» **What you need to do**
Write out the opening lines of the data word for word, up to and including the line with "const freqStep = 23.4;", and leave every picture and every later line out.

» **Recorded data**
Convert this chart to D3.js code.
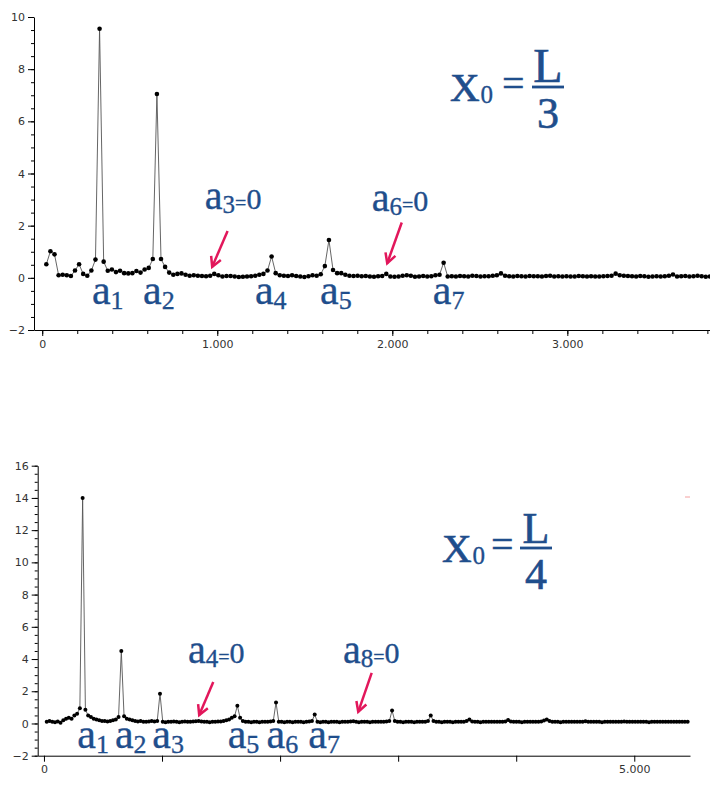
<!DOCTYPE html>
<html>
<head>
<meta charset="utf-8">
<script src="https://cdn.jsdelivr.net/npm/d3@7"></script>
<style>
  body { margin: 0; background: #fff; }
  svg { display: block; }
</style>
</head>
<body>
<div id="chart"></div>
<script>
// sample spacing of the spectrum (same for both panels)
const freqStep = 23.4;

// x0 = L/3 : amplitude of sample k = 1..163
const ampThird = [
  0.52, 1.02, 0.90, 0.10, 0.12, 0.10, 0.07, 0.28, 0.52, 0.15,
  0.08, 0.28, 0.70, 9.55, 0.62, 0.27, 0.32, 0.22, 0.27, 0.18,
  0.17, 0.18, 0.26, 0.20, 0.32, 0.38, 0.72, 7.05, 0.72, 0.42,
  0.20, 0.12, 0.15, 0.17, 0.12, 0.08, 0.10, 0.08, 0.07, 0.06,
  0.08, 0.15, 0.10, 0.05, 0.07, 0.07, 0.05, 0.03, 0.04, 0.05,
  0.06, 0.08, 0.12, 0.15, 0.28, 0.82, 0.18, 0.10, 0.08, 0.07,
  0.10, 0.07, 0.05, 0.03, 0.06, 0.10, 0.08, 0.14, 0.45, 1.45,
  0.30, 0.18, 0.18, 0.12, 0.08, 0.07, 0.08, 0.06, 0.07, 0.05,
  0.04, 0.06, 0.07, 0.15, 0.05, 0.04, 0.05, 0.08, 0.10, 0.08,
  0.04, 0.05, 0.07, 0.05, 0.06, 0.10, 0.12, 0.58, 0.05, 0.06,
  0.05, 0.07, 0.06, 0.05, 0.08, 0.07, 0.05, 0.06, 0.06, 0.08,
  0.10, 0.17, 0.08, 0.06, 0.05, 0.07, 0.06, 0.05, 0.07, 0.06,
  0.06, 0.05, 0.07, 0.08, 0.05, 0.06, 0.05, 0.06, 0.05, 0.05,
  0.07, 0.06, 0.05, 0.06, 0.05, 0.05, 0.06, 0.07, 0.08, 0.16,
  0.10, 0.08, 0.07, 0.06, 0.05, 0.07, 0.06, 0.04, 0.05, 0.06,
  0.05, 0.06, 0.08, 0.13, 0.05, 0.06, 0.07, 0.05, 0.06, 0.08,
  0.06, 0.04, 0.05
];

// x0 = L/4 : amplitude of sample k = 1..233
const ampQuarter = [
  0.10, 0.15, 0.10, 0.08, 0.12, 0.05, 0.20, 0.30, 0.35, 0.30,
  0.50, 0.60, 0.95, 14.0, 0.85, 0.50, 0.40, 0.30, 0.25, 0.20,
  0.15, 0.15, 0.12, 0.15, 0.20, 0.25, 0.40, 4.50, 0.45, 0.30,
  0.25, 0.20, 0.15, 0.12, 0.15, 0.10, 0.10, 0.12, 0.15, 0.12,
  0.15, 1.85, 0.10, 0.08, 0.10, 0.10, 0.12, 0.10, 0.08, 0.10,
  0.12, 0.10, 0.10, 0.12, 0.14, 0.16, 0.12, 0.10, 0.10, 0.08,
  0.10, 0.10, 0.12, 0.12, 0.15, 0.20, 0.25, 0.35, 0.45, 1.10,
  0.35, 0.15, 0.10, 0.10, 0.08, 0.10, 0.10, 0.08, 0.10, 0.10,
  0.10, 0.12, 0.15, 1.30, 0.10, 0.10, 0.08, 0.10, 0.10, 0.08,
  0.10, 0.10, 0.10, 0.08, 0.10, 0.12, 0.15, 0.55, 0.10, 0.08,
  0.10, 0.10, 0.08, 0.10, 0.10, 0.10, 0.08, 0.10, 0.10, 0.10,
  0.12, 0.14, 0.10, 0.08, 0.10, 0.10, 0.10, 0.08, 0.10, 0.10,
  0.10, 0.10, 0.10, 0.12, 0.15, 0.80, 0.15, 0.10, 0.10, 0.08,
  0.10, 0.10, 0.10, 0.08, 0.10, 0.10, 0.10, 0.10, 0.15, 0.50,
  0.15, 0.10, 0.10, 0.08, 0.10, 0.10, 0.10, 0.08, 0.10, 0.10,
  0.10, 0.10, 0.15, 0.25, 0.12, 0.10, 0.10, 0.08, 0.10, 0.10,
  0.10, 0.10, 0.10, 0.10, 0.10, 0.10, 0.12, 0.22, 0.12, 0.10,
  0.10, 0.10, 0.08, 0.10, 0.10, 0.10, 0.10, 0.10, 0.10, 0.12,
  0.18, 0.25, 0.15, 0.10, 0.10, 0.10, 0.08, 0.10, 0.10, 0.10,
  0.10, 0.10, 0.10, 0.10, 0.10, 0.14, 0.10, 0.10, 0.10, 0.10,
  0.10, 0.08, 0.10, 0.10, 0.10, 0.10, 0.10, 0.10, 0.10, 0.12,
  0.10, 0.10, 0.10, 0.10, 0.10, 0.10, 0.10, 0.10, 0.08, 0.10,
  0.10, 0.10, 0.10, 0.10, 0.10, 0.10, 0.10, 0.10, 0.10, 0.10,
  0.10, 0.10, 0.10
];

// axis ticks
const yTicksThird = [-2, 0, 2, 4, 6, 8, 10];
const xTicksThird = [0, 1000, 2000, 3000];
const yTicksQuarter = [-2, 0, 2, 4, 6, 8, 10, 12, 14, 16];
const xTicksQuarter = [0, 1000, 2000, 3000, 4000, 5000];
const xLabelsQuarter = [0, 5000];

// harmonic labels: [harmonic number, label x (data), label y (data)]
const labelsThird = [[1, 284, -1.0], [2, 576, -1.0], [4, 1215, -1.0], [5, 1587, -1.0], [7, 2231, -1.0]];
// vanishing harmonics: [n, label x, label y, arrow x1, y1, x2, y2]
const zerosThird = [[3, 929, 2.62, 1059, 1.80, 971, 0.42], [6, 1882, 2.57, 2054, 2.12, 1971, 0.56]];
const labelsQuarter = [[1, 282, -1.53], [2, 601, -1.53], [3, 917, -1.53], [5, 1556, -1.53], [6, 1886, -1.53], [7, 2239, -1.53]];
const zerosQuarter = [[4, 1220, 3.75, 1434, 2.58, 1315, 0.52], [8, 2533, 3.75, 2776, 3.14, 2662, 0.72]];

const blue = '#1f4e8c';
const red = '#e2175b';
const serif = '"Liberation Serif", "DejaVu Serif", serif';
const dotFmt = d3.formatLocale({ decimal: ',', thousands: '.', grouping: [3], currency: ['', ''] }).format(',');

const svg = d3.select('#chart').append('svg')
  .attr('width', 710).attr('height', 790);

// blue serif text, slightly thickened
function blueText(g, x, y, size, sw = 0.35) {
  return g.append('text').attr('x', x).attr('y', y)
    .attr('fill', blue).attr('stroke', blue).attr('stroke-width', sw)
    .style('font-family', serif).style('font-size', size + 'px');
}

function drawPanel(o) {
  const g = svg.append('g');
  const x = d3.scaleLinear().domain(o.xDomain).range(o.xRange);
  const y = d3.scaleLinear().domain(o.yDomain).range(o.yRange);

  // y axis: minor ticks every 0.5, labelled every 2
  const yMinor = d3.range(o.yDomain[0], o.yDomain[1] + 0.01, 0.5);
  g.append('g').attr('transform', `translate(${o.xRange[0]},0)`)
    .call(d3.axisLeft(y).tickValues(yMinor).tickSize(3).tickFormat(''))
    .call(a => a.select('.domain').remove());
  g.append('g').attr('transform', `translate(${o.xRange[0]},0)`)
    .call(d3.axisLeft(y).tickValues(o.yTicks).tickSize(6).tickSizeOuter(0).tickPadding(3))
    .call(a => a.selectAll('text').attr('fill', '#333').style('font', '11px "DejaVu Sans", sans-serif'));

  // x axis
  if (o.xMinor) {
    g.append('g').attr('transform', `translate(0,${o.yRange[0]})`)
      .call(d3.axisBottom(x).tickValues(o.xMinor).tickSize(4).tickFormat(''))
      .call(a => a.select('.domain').remove());
  }
  g.append('g').attr('transform', `translate(0,${o.yRange[0]})`)
    .call(d3.axisBottom(x).tickValues(o.xTicks).tickSize(6).tickSizeOuter(0).tickPadding(4)
      .tickFormat(d => o.xLabels.includes(d) ? dotFmt(d) : ''))
    .call(a => a.selectAll('text').attr('fill', '#333').style('font', '11px "DejaVu Sans", sans-serif'));

  const pts = o.values.map((v, i) => ({ f: (i + 1) * freqStep, v }));
  const line = d3.line().x(d => x(d.f)).y(d => y(d.v));
  g.append('path').datum(pts)
    .attr('d', line).attr('fill', 'none').attr('stroke', '#555').attr('stroke-width', 0.9);
  g.selectAll('circle.pt').data(pts).join('circle')
    .attr('class', 'pt')
    .attr('cx', d => x(d.f)).attr('cy', d => y(d.v)).attr('r', o.dotR).attr('fill', '#000');

  // harmonic labels a_n
  o.labels.forEach(([n, lx, ly]) => {
    const t = blueText(g, x(lx), y(ly), 42);
    t.append('tspan').text('a');
    t.append('tspan').attr('dy', 5).style('font-size', '26px').text(n);
  });

  // vanishing harmonics with arrows
  o.zeros.forEach(([n, lx, ly, ax1, ay1, ax2, ay2]) => {
    const t = blueText(g, x(lx), y(ly), 40);
    t.append('tspan').text('a');
    t.append('tspan').attr('dy', 4).style('font-size', '25px').text(n);
    t.append('tspan').attr('dy', -3).style('font-size', '20px').text('=');
    t.append('tspan').attr('dy', -1).style('font-size', '30px').text('0');

    const x1 = x(ax1), y1 = y(ay1), x2 = x(ax2), y2 = y(ay2);
    const ang = Math.atan2(y2 - y1, x2 - x1);
    const hl = 11, spread = 0.5;
    g.append('line').attr('x1', x1).attr('y1', y1).attr('x2', x2).attr('y2', y2)
      .attr('stroke', red).attr('stroke-width', 2.5);
    g.append('path')
      .attr('d', `M${x2 - hl * Math.cos(ang - spread)},${y2 - hl * Math.sin(ang - spread)}L${x2},${y2}L${x2 - hl * Math.cos(ang + spread)},${y2 - hl * Math.sin(ang + spread)}`)
      .attr('fill', 'none').attr('stroke', red).attr('stroke-width', 2.5).attr('stroke-linejoin', 'miter');
  });

  // title x0 = L / n
  const tt = o.title;
  const tx = blueText(g, tt.x, tt.y, 41, 0.7);
  tx.append('tspan').text('X');
  tx.append('tspan').attr('dy', 2).attr('dx', 1).style('font-size', '25px').attr('stroke-width', 0.35).text('0');
  blueText(g, tt.eqX, tt.y - 4, 40).text('=');
  blueText(g, tt.fracX, tt.barY - 5, tt.lSize, 0.6).attr('text-anchor', 'middle').text('L');
  g.append('line').attr('x1', tt.fracX - 16).attr('x2', tt.fracX + 16)
    .attr('y1', tt.barY).attr('y2', tt.barY).attr('stroke', blue).attr('stroke-width', 2.8);
  blueText(g, tt.fracX, tt.barY + 41, 44, 0.6).attr('text-anchor', 'middle').text(tt.den);
}

drawPanel({
  values: ampThird,
  xDomain: [-47, 3815], xRange: [34, 710],
  yDomain: [-2, 10], yRange: [330, 17],
  yTicks: yTicksThird, xTicks: xTicksThird, xLabels: xTicksThird,
  xMinor: d3.range(0, 3801, 200),
  dotR: 2.3,
  labels: labelsThird, zeros: zerosThird,
  title: { x: 450, y: 101, eqX: 502, fracX: 548, barY: 87, den: '3', lSize: 48 }
});

drawPanel({
  values: ampQuarter,
  xDomain: [-53, 5472], xRange: [37.7, 690],
  yDomain: [-2, 16], yRange: [755.7, 465.7],
  yTicks: yTicksQuarter, xTicks: xTicksQuarter, xLabels: xLabelsQuarter,
  xMinor: null,
  dotR: 2.0,
  labels: labelsQuarter, zeros: zerosQuarter,
  title: { x: 442, y: 562, eqX: 491, fracX: 536, barY: 548, den: '4', lSize: 44 }
});

// faint stray mark at the right of the lower panel
svg.append('line').attr('x1', 685).attr('x2', 690).attr('y1', 497).attr('y2', 497)
  .attr('stroke', '#f4a0a0').attr('stroke-width', 1);
</script>
</body>
</html>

» **Response to this exercise**
Convert this chart to D3.js code.
<!DOCTYPE html>
<html>
<head>
<meta charset="utf-8">
<script src="https://cdn.jsdelivr.net/npm/d3@7"></script>
<style>
  body { margin: 0; background: #fff; }
  svg { display: block; }
</style>
</head>
<body>
<div id="chart"></div>
<script>
// sample spacing of the spectrum (same for both panels)
const freqStep = 23.4;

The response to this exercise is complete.